This week the battle for the hearts and pockets of SMBs between Microsoft and Google continues with Microsoft offering Bing marketing for SMBs and Google upgrading its Places. SAP offers businesses that want it a cheap way of doing e-commerce, while new research shows that many SMBs are not ready for web traffic spikes.
Microsoft Offers Bing
There’s nothing like a Microsoft-Google tit-for-tat in the SMB space and that’s just what we have here this week. The first piece of news comes from Microsoft, which appears to have been looking at Google Places and decided to do one of its own. Obviously, because it’s Microsoft, it had to be around Bing.
This came in the shape of a new Business Portal, which is still in beta, but which you can still have a look at, offering SMBs a way of promoting themselves on Bing, in much the same way they might if they had signed up with Google Places.
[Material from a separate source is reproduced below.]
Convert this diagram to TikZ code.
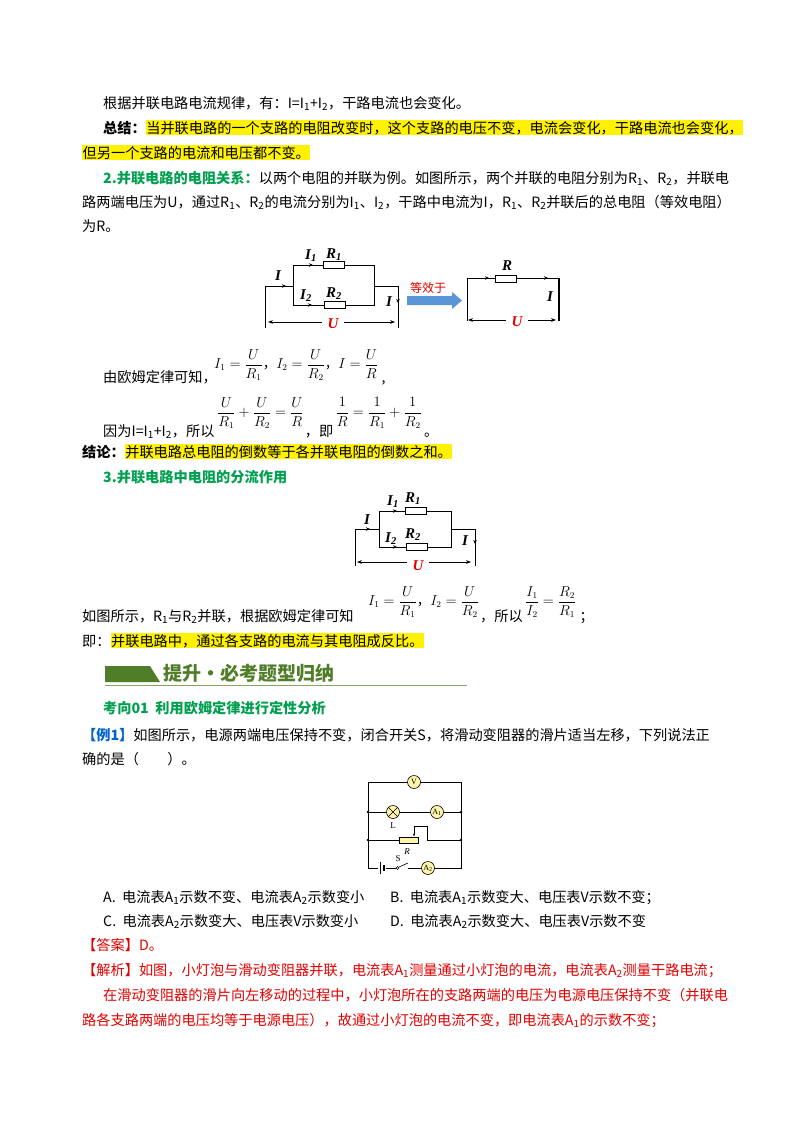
\documentclass[tikz,border=0pt]{standalone}
\usepackage{fontspec}
\setmainfont{Noto Sans CJK SC}
\newfontfamily\lserif{Liberation Serif}
\usetikzlibrary{arrows.meta}
\definecolor{gr}{RGB}{0,160,80}
\definecolor{hd}{RGB}{80,125,40}
\definecolor{rd}{RGB}{225,0,0}
\definecolor{bl}{RGB}{0,100,200}
\definecolor{my}{RGB}{255,245,170}
\definecolor{ab}{RGB}{90,150,215}
\newcommand{\fs}{\fontsize{14.2}{17}\selectfont}
\newcommand{\hl}[1]{\colorbox{yellow}{#1}}
\newcommand{\sub}[1]{\textsubscript{#1}}
\setlength{\fboxsep}{0.5pt}
\tikzset{
 tx/.style={anchor=base west,inner sep=0pt,font=\fs},
 fm/.style={anchor=west,inner sep=0pt,font=\fontsize{13.5}{16}\selectfont},
 wire/.style={line width=1pt},
 arr/.style={-{Stealth[length=4pt,width=3.5pt]},line width=0.8pt},
 lab/.style={font=\lserif\bfseries\itshape\fontsize{15}{16}\selectfont,inner sep=0pt},
 res/.style={draw,line width=1pt,fill=white,minimum width=21pt,minimum height=7pt,inner sep=0pt},
 meter/.style={circle,draw,fill=my,minimum size=13pt,inner sep=0pt,font=\lserif\fontsize{8}{9}\selectfont},
 dim/.style={{Stealth[length=5pt]}-{Stealth[length=5pt]},line width=0.7pt}
}
\begin{document}
\begin{tikzpicture}[x=1pt,y=-1pt]
\useasboundingbox (0,0) rectangle (800,1132);
\fill[white] (0,0) rectangle (800,1132);
\node[tx] (l1) at (103,108) {根据并联电路电流规律，有：I=I\sub{1}+I\sub{2}，干路电流也会变化。};
\node[tx] (l2) at (103,133) {\textbf{总结：}\hl{当并联电路的一个支路的电阻改变时，这个支路的电压不变，电流会变化，干路电流也会变化，}};
\node[tx] (l3) at (82,158) {\hl{但另一个支路的电流和电压都不变。}};
\node[tx] (l4) at (103,183) {\textcolor{gr}{\textbf{2.并联电路的电阻关系：}}以两个电阻的并联为例。如图所示，两个并联的电阻分别为R\sub{1}、R\sub{2}，并联电};
\node[tx] (l5) at (82,207) {路两端电压为U，通过R\sub{1}、R\sub{2}的电流分别为I\sub{1}、I\sub{2}，干路中电流为I，R\sub{1}、R\sub{2}并联后的总电阻（等效电阻）};
\node[tx] (l6) at (82,231) {为R。};
% circuit 1
\draw[wire] (265,328) -- (265,286) -- (293,286);
\draw[wire] (293,265) -- (293,305);
\draw[wire] (293,265) -- (374,265) -- (374,305) -- (293,305);
\draw[wire] (374,286) -- (398,286) -- (398,328);
\node[res] (r1) at (334,265) {};
\node[res] (r2) at (335,305) {};
\draw[arr] (280,286) -- (286,286);
\draw[arr] (307,265) -- (313,265);
\draw[arr] (306,305) -- (312,305);
\draw[arr] (398,297) -- (398,303);
\node[lab] at (278,276) {I};
\node[lab] at (311,256) {I\textsubscript{1}};
\node[lab] at (334,255) {R\textsubscript{1}};
\node[lab] at (306,296) {I\textsubscript{2}};
\node[lab] at (334,294) {R\textsubscript{2}};
\node[lab] at (389,302) {I};
\draw[dim] (268,322) -- (395,322);
\fill[white] (322,316) rectangle (344,328);
\node[lab,text=rd] (u1) at (333,324) {U};
\fill[ab] (407,296) -- (452,296) -- (452,292) -- (462,300.5) -- (452,309) -- (452,305) -- (407,305) -- cycle;
\node[font=\fontsize{12}{13}\selectfont,text=rd,inner sep=0pt] (eq) at (428,288) {等效于};
\draw[wire] (467,321) -- (467,278) -- (559,278);
\draw[line width=1.6pt] (559,277.5) -- (559,321);
\node[res] (r) at (506,279) {};
\draw[arr] (483,278) -- (489,278);
\draw[arr] (542,278) -- (548,278);
\node[lab] at (507,266) {R};
\node[lab] at (550,297) {I};
\draw[dim] (468,320) -- (556,320);
\fill[white] (506,314) rectangle (528,326);
\node[lab,text=rd] at (517,322) {U};
% formulas 1
\node[tx] (l7) at (103,382) {由欧姆定律可知，};
\node[fm] (f1) at (214,365) {$\displaystyle I_1=\frac{U}{R_1}$，$\displaystyle I_2=\frac{U}{R_2}$，$\displaystyle I=\frac{U}{R}$};
\node[tx] at ([xshift=3pt]f1.east |- l7.base) {,};
\node[tx] (l8) at (103,436) {因为I=I\sub{1}+I\sub{2}，所以};
\node[fm] (f2) at (217,413) {$\displaystyle \frac{U}{R_1}+\frac{U}{R_2}=\frac{U}{R}$};
\node[tx] (ji) at ([xshift=1pt]f2.east |- l8.base) {，即};
\node[fm] (f3) at ([xshift=2pt]ji.east |- f2.west) {$\displaystyle \frac{1}{R}=\frac{1}{R_1}+\frac{1}{R_2}$};
\node[tx] at ([xshift=2pt]f3.east |- l8.base) {。};
\node[tx] (l9) at (82,457) {\textbf{结论：}\hl{并联电路总电阻的倒数等于各并联电阻的倒数之和。}};
\node[tx] (l10) at (103,482) {\textcolor{gr}{\textbf{3.并联电路中电阻的分流作用}}};
% circuit 2
\draw[wire] (355,566) -- (355,529) -- (379,529);
\draw[wire] (379,511) -- (451,511) -- (451,547) -- (379,547) -- cycle;
\draw[wire] (451,529) -- (475,529) -- (475,566);
\node[res] at (416,511) {};
\node[res] at (417,547) {};
\draw[arr] (364,529) -- (370,529);
\draw[arr] (391,511) -- (397,511);
\draw[arr] (391,547) -- (397,547);
\draw[arr] (475,538) -- (475,544);
\node[lab] at (367,520) {I};
\node[lab] at (393,502) {I\textsubscript{1}};
\node[lab] at (413,499) {R\textsubscript{1}};
\node[lab] at (391,539) {I\textsubscript{2}};
\node[lab] at (413,535) {R\textsubscript{2}};
\node[lab] at (465,541) {I};
\draw[dim] (357,562) -- (471,562);
\fill[white] (407,556) rectangle (429,570);
\node[lab,text=rd] at (418,566) {U};
% formulas 3
\node[tx] (l11) at (82,621) {如图所示，R\sub{1}与R\sub{2}并联，根据欧姆定律可知};
\node[fm] (f4) at (368,602) {$\displaystyle I_1=\frac{U}{R_1}$，$\displaystyle I_2=\frac{U}{R_2}$};
\node[tx] (sy) at ([xshift=1pt]f4.east |- l11.base) {，所以};
\node[fm] (f5) at ([xshift=2pt]sy.east |- f4.west) {$\displaystyle \frac{I_1}{I_2}=\frac{R_2}{R_1}$};
\node[tx] at ([xshift=3pt]f5.east |- l11.base) {；};
\node[tx] (l12) at (82,646) {即：\hl{并联电路中，通过各支路的电流与其电阻成反比。}};
% header
\fill[hd] (105,666) -- (150,666) -- (160,682) -- (105,682) -- cycle;
\node[anchor=west,inner sep=0pt,text=hd,font=\bfseries\fontsize{19}{20}\selectfont] (hdr) at (163,673) {提升·必考题型归纳};
\draw[hd!70,line width=0.8pt] (105,685) -- (467,685);
\node[tx] (l13) at (103,713) {\textcolor{gr}{\textbf{考向01\ \ 利用欧姆定律进行定性分析}}};
\node[tx] (l14) at (82,740) {\textcolor{bl}{\textbf{【例1】}}如图所示，电源两端电压保持不变，闭合开关S，将滑动变阻器的滑片适当左移，下列说法正};
\node[tx] (l15) at (82,764) {确的是（\quad\quad）。};
% circuit 3
\begin{scope}[line width=0.6pt]
\draw (368,782) rectangle (461,868);
\draw (368,812) -- (461,812);
\draw (368,840) -- (399,840);
\draw (427,840) -- (461,840);
\foreach \x/\y in {368/812,461/812,368/840,461/840} \fill (\x,\y) circle (1.3pt);
\node[meter] (v) at (414,782) {V};
\node[meter] (lamp) at (393,812) {};
\draw (lamp.45) -- (lamp.225) (lamp.135) -- (lamp.315);
\node[meter] (a1) at (437,812) {A\textsubscript{1}};
\node[inner sep=0pt,font=\lserif\fontsize{9}{9}\selectfont] at (393,826) {L};
\node[draw,fill=my,minimum width=19pt,minimum height=6pt,inner sep=0pt,anchor=west] (rh) at (399,840) {};
\draw[-{Stealth[length=3pt]}] (427,840) -- (427,826) -- (414,826) -- (414,836.5);
\node[inner sep=0pt,font=\lserif\itshape\fontsize{9}{9}\selectfont] at (407,852) {R};
\fill[white] (378,862) rectangle (386,874);
\draw (380,862) -- (380,874);
\draw[line width=1.2pt] (384,865) -- (384,871);
\fill[white] (394,862) rectangle (408,872);
\draw (394,868) -- (396,868);
\draw[fill=white] (397.5,868) circle (1.5pt);
\draw (399,867) -- (408,863);
\draw (408,868) -- (409,868);
\node[inner sep=0pt,font=\lserif\fontsize{9}{9}\selectfont] at (398,859) {S};
\node[meter] (a2) at (428,868) {A\textsubscript{2}};
\end{scope}
\node[tx] (oa) at (103,902) {A.\ \ 电流表A\sub{1}示数不变、电流表A\sub{2}示数变小};
\node[tx] (ob) at (390,902) {B.\ \ 电流表A\sub{1}示数变大、电压表V示数不变；};
\node[tx] (oc) at (103,926) {C.\ \ 电流表A\sub{2}示数变大、电压表V示数变小};
\node[tx] (od) at (390,926) {D.\ \ 电流表A\sub{2}示数变大、电压表V示数不变};
\node[tx,text=rd] (ans) at (82,950) {【答案】D。};
\node[tx,text=rd] (j1) at (82,975) {【解析】如图，小灯泡与滑动变阻器并联，电流表A\sub{1}测量通过小灯泡的电流，电流表A\sub{2}测量干路电流；};
\node[tx,text=rd] (j2) at (103,1000) {在滑动变阻器的滑片向左移动的过程中，小灯泡所在的支路两端的电压为电源电压保持不变（并联电};
\node[tx,text=rd] (j3) at (82,1025) {路各支路两端的电压均等于电源电压），故通过小灯泡的电流不变，即电流表A\sub{1}的示数不变；};
\end{tikzpicture}
\end{document}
With the new Bing Business Portal, SMBs can enhance their listing on Bing, giving them a chance to push themselves in their own locality to Bing users.
It replaces the existing Bing Local List Center and promises business that, by using it, they will be able to more easily update their business listing as needed through a “select key search” category, which SMBs will populate depending on where they want their listing to appear.
In addition, the listings don’t have to be standalone and can be linked to social media applications such as Twitter and Facebook pages and can offer customized content that can be promoted on Bing PC, Bing Mobile and Facebook.
There’s no sign of pricing anywhere, but if it is taking Google Places into account, it probably won’t be a lot. If you’re interested in more, take a look.
Google Upgrades Places
Ok, so that’s the Microsoft side. However, on the Google side — and this doesn’t look even the smallest bit sneaky — it announced that it was updating Places, in the days just before Microsoft did its Bing thing.
According to Google’s blog post, Google has added Local Product Availability on Google Place Pages that brings your offline catalog to the web and lets customers have a look at your wares before they have any contact with the business.
It does this with the addition of a section called "Popular products available at this store" that enables businesses to list five popular products, as well as their pricing and availability. Customers can also search by specific items to see if a particular item is in stock nearby.
To display local product availability on your Google Place page, users first share local availability data with Google through a Merchant Center account and then set up a Google Place page, if there isn’t one already.
While this may, as Google says, stop the heartache of having to drive around on a Saturday looking for suitable outlets, the fact that it makes shopping a whole lot easier, and SMBs a lot more productive with their marketing budgets, probably won’t endear them to anyone over at Bing.
Cheap E-Commerce for SMBs from SAP
Meanwhile, SAP (news, site) marks another milestone in its product road map for on-demand applications that add to customers’ on-premise software installations.